* _JOB_: Copy all the entries word for word, but omit the pictures.

* _SUPPLIED ENTRIES_:
---

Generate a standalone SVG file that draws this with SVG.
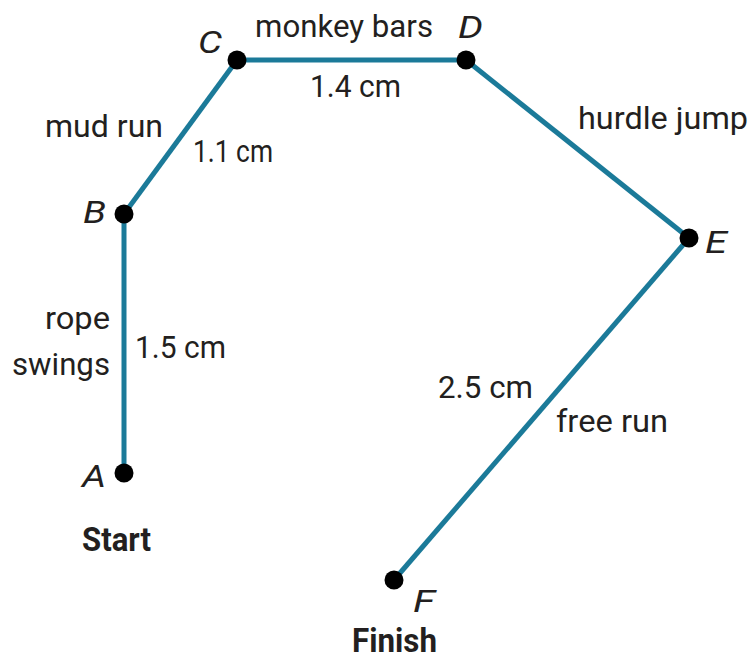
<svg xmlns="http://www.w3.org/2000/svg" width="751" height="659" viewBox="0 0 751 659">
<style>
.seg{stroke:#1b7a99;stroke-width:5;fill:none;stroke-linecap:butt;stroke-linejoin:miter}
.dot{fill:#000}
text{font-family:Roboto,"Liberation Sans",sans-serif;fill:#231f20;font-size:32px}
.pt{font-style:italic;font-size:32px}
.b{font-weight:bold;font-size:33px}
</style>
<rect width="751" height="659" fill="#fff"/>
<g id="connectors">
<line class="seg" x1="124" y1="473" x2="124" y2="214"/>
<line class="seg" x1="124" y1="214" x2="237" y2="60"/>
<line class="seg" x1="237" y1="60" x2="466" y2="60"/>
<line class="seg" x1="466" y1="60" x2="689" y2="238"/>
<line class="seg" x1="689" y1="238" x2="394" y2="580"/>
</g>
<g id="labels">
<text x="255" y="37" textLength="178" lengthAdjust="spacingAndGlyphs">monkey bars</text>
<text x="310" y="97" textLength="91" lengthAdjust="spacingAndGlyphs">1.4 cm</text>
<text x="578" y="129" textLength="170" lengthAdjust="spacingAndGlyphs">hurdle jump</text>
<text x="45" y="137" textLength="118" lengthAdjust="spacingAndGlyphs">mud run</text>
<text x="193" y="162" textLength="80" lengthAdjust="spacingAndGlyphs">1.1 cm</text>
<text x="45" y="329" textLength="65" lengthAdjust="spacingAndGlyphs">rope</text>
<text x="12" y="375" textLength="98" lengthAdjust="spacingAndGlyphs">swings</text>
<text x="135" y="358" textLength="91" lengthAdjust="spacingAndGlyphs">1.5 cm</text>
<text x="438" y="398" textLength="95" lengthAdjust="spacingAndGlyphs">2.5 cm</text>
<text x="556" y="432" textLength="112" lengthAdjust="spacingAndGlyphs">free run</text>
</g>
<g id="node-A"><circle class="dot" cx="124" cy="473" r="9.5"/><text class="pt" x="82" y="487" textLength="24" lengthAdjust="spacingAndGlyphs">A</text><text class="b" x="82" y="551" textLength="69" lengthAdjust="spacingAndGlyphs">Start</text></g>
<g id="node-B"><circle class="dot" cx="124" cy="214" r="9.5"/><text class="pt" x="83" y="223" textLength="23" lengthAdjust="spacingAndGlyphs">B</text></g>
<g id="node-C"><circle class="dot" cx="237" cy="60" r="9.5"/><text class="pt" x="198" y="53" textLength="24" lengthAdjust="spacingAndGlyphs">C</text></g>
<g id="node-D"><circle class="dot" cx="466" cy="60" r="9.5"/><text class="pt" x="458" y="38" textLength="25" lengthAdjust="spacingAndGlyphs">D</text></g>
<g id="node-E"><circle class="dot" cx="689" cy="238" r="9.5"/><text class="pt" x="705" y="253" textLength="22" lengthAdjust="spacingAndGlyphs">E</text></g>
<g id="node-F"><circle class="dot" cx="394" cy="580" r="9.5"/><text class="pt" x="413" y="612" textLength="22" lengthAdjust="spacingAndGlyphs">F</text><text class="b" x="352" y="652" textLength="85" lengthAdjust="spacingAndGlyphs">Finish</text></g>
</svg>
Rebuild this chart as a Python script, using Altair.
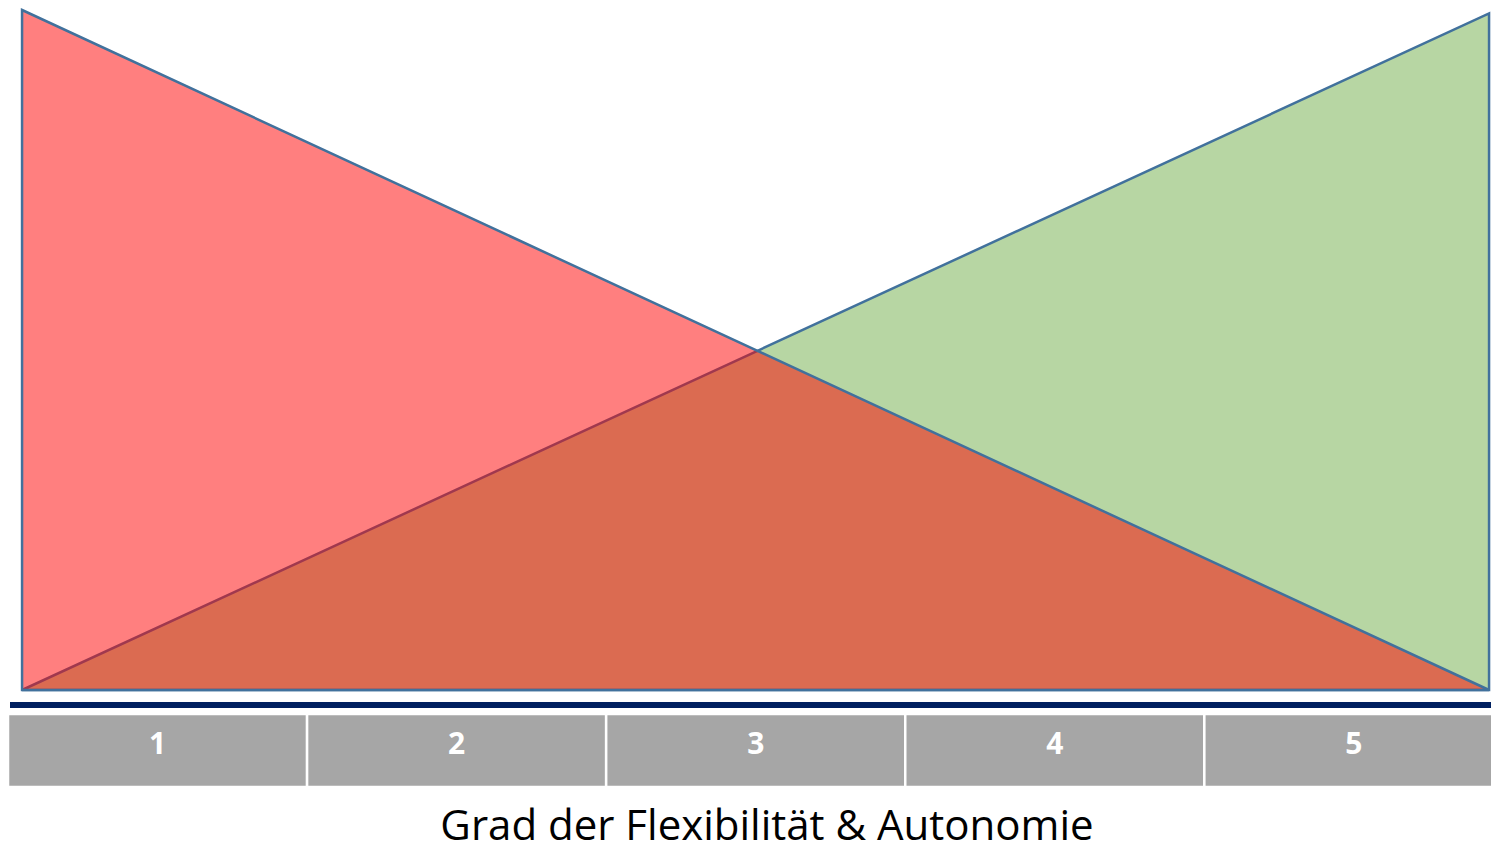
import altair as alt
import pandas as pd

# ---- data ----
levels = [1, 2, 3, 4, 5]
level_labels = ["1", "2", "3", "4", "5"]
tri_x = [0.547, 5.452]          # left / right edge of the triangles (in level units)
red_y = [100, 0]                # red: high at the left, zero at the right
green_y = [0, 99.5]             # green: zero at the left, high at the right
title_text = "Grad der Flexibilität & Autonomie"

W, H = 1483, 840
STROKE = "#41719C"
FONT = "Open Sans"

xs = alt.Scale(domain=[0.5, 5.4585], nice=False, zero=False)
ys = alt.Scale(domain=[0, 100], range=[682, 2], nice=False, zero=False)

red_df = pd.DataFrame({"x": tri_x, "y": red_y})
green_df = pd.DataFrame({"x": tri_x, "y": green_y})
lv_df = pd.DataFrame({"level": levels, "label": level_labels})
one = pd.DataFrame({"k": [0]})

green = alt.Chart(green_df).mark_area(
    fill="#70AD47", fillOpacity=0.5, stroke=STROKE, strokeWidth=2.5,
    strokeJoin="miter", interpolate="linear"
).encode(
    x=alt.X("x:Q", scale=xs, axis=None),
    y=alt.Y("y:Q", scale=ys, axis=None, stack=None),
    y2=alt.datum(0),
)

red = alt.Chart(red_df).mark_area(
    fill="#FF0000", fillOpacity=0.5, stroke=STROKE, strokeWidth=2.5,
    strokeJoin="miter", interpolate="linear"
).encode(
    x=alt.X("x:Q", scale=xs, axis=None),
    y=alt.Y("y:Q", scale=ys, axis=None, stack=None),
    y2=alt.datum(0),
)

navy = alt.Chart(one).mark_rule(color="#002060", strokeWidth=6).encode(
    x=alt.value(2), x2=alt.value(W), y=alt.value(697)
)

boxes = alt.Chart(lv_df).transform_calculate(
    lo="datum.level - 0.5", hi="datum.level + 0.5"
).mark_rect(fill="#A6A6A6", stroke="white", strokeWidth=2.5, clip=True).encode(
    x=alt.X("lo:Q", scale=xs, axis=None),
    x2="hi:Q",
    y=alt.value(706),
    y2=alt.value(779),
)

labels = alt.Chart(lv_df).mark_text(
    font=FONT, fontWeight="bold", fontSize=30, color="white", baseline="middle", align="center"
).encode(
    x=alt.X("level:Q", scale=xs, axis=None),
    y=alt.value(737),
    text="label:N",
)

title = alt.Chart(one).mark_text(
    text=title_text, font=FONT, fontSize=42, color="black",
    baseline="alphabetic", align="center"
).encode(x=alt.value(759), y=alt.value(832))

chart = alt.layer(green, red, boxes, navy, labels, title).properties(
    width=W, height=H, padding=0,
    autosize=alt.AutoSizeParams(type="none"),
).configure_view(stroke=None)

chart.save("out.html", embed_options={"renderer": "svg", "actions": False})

---

* _CORRECT RESPONSE_:
Generate a standalone SVG file that draws this with SVG.
<svg xmlns="http://www.w3.org/2000/svg" width="751" height="659" viewBox="0 0 751 659">
<style>
.seg{stroke:#1b7a99;stroke-width:5;fill:none;stroke-linecap:butt;stroke-linejoin:miter}
.dot{fill:#000}
text{font-family:Roboto,"Liberation Sans",sans-serif;fill:#231f20;font-size:32px}
.pt{font-style:italic;font-size:32px}
.b{font-weight:bold;font-size:33px}
</style>
<rect width="751" height="659" fill="#fff"/>
<g id="connectors">
<line class="seg" x1="124" y1="473" x2="124" y2="214"/>
<line class="seg" x1="124" y1="214" x2="237" y2="60"/>
<line class="seg" x1="237" y1="60" x2="466" y2="60"/>
<line class="seg" x1="466" y1="60" x2="689" y2="238"/>
<line class="seg" x1="689" y1="238" x2="394" y2="580"/>
</g>
<g id="labels">
<text x="255" y="37" textLength="178" lengthAdjust="spacingAndGlyphs">monkey bars</text>
<text x="310" y="97" textLength="91" lengthAdjust="spacingAndGlyphs">1.4 cm</text>
<text x="578" y="129" textLength="170" lengthAdjust="spacingAndGlyphs">hurdle jump</text>
<text x="45" y="137" textLength="118" lengthAdjust="spacingAndGlyphs">mud run</text>
<text x="193" y="162" textLength="80" lengthAdjust="spacingAndGlyphs">1.1 cm</text>
<text x="45" y="329" textLength="65" lengthAdjust="spacingAndGlyphs">rope</text>
<text x="12" y="375" textLength="98" lengthAdjust="spacingAndGlyphs">swings</text>
<text x="135" y="358" textLength="91" lengthAdjust="spacingAndGlyphs">1.5 cm</text>
<text x="438" y="398" textLength="95" lengthAdjust="spacingAndGlyphs">2.5 cm</text>
<text x="556" y="432" textLength="112" lengthAdjust="spacingAndGlyphs">free run</text>
</g>
<g id="node-A"><circle class="dot" cx="124" cy="473" r="9.5"/><text class="pt" x="82" y="487" textLength="24" lengthAdjust="spacingAndGlyphs">A</text><text class="b" x="82" y="551" textLength="69" lengthAdjust="spacingAndGlyphs">Start</text></g>
<g id="node-B"><circle class="dot" cx="124" cy="214" r="9.5"/><text class="pt" x="83" y="223" textLength="23" lengthAdjust="spacingAndGlyphs">B</text></g>
<g id="node-C"><circle class="dot" cx="237" cy="60" r="9.5"/><text class="pt" x="198" y="53" textLength="24" lengthAdjust="spacingAndGlyphs">C</text></g>
<g id="node-D"><circle class="dot" cx="466" cy="60" r="9.5"/><text class="pt" x="458" y="38" textLength="25" lengthAdjust="spacingAndGlyphs">D</text></g>
<g id="node-E"><circle class="dot" cx="689" cy="238" r="9.5"/><text class="pt" x="705" y="253" textLength="22" lengthAdjust="spacingAndGlyphs">E</text></g>
<g id="node-F"><circle class="dot" cx="394" cy="580" r="9.5"/><text class="pt" x="413" y="612" textLength="22" lengthAdjust="spacingAndGlyphs">F</text><text class="b" x="352" y="652" textLength="85" lengthAdjust="spacingAndGlyphs">Finish</text></g>
</svg>
Rebuild this chart as a Python script, using Altair.
import altair as alt
import pandas as pd

# ---- data ----
levels = [1, 2, 3, 4, 5]
level_labels = ["1", "2", "3", "4", "5"]
tri_x = [0.547, 5.452]          # left / right edge of the triangles (in level units)
red_y = [100, 0]                # red: high at the left, zero at the right
green_y = [0, 99.5]             # green: zero at the left, high at the right
title_text = "Grad der Flexibilität & Autonomie"

W, H = 1483, 840
STROKE = "#41719C"
FONT = "Open Sans"

xs = alt.Scale(domain=[0.5, 5.4585], nice=False, zero=False)
ys = alt.Scale(domain=[0, 100], range=[682, 2], nice=False, zero=False)

red_df = pd.DataFrame({"x": tri_x, "y": red_y})
green_df = pd.DataFrame({"x": tri_x, "y": green_y})
lv_df = pd.DataFrame({"level": levels, "label": level_labels})
one = pd.DataFrame({"k": [0]})

green = alt.Chart(green_df).mark_area(
    fill="#70AD47", fillOpacity=0.5, stroke=STROKE, strokeWidth=2.5,
    strokeJoin="miter", interpolate="linear"
).encode(
    x=alt.X("x:Q", scale=xs, axis=None),
    y=alt.Y("y:Q", scale=ys, axis=None, stack=None),
    y2=alt.datum(0),
)

red = alt.Chart(red_df).mark_area(
    fill="#FF0000", fillOpacity=0.5, stroke=STROKE, strokeWidth=2.5,
    strokeJoin="miter", interpolate="linear"
).encode(
    x=alt.X("x:Q", scale=xs, axis=None),
    y=alt.Y("y:Q", scale=ys, axis=None, stack=None),
    y2=alt.datum(0),
)

navy = alt.Chart(one).mark_rule(color="#002060", strokeWidth=6).encode(
    x=alt.value(2), x2=alt.value(W), y=alt.value(697)
)

boxes = alt.Chart(lv_df).transform_calculate(
    lo="datum.level - 0.5", hi="datum.level + 0.5"
).mark_rect(fill="#A6A6A6", stroke="white", strokeWidth=2.5, clip=True).encode(
    x=alt.X("lo:Q", scale=xs, axis=None),
    x2="hi:Q",
    y=alt.value(706),
    y2=alt.value(779),
)

labels = alt.Chart(lv_df).mark_text(
    font=FONT, fontWeight="bold", fontSize=30, color="white", baseline="middle", align="center"
).encode(
    x=alt.X("level:Q", scale=xs, axis=None),
    y=alt.value(737),
    text="label:N",
)

title = alt.Chart(one).mark_text(
    text=title_text, font=FONT, fontSize=42, color="black",
    baseline="alphabetic", align="center"
).encode(x=alt.value(759), y=alt.value(832))

chart = alt.layer(green, red, boxes, navy, labels, title).properties(
    width=W, height=H, padding=0,
    autosize=alt.AutoSizeParams(type="none"),
).configure_view(stroke=None)

chart.save("out.html", embed_options={"renderer": "svg", "actions": False})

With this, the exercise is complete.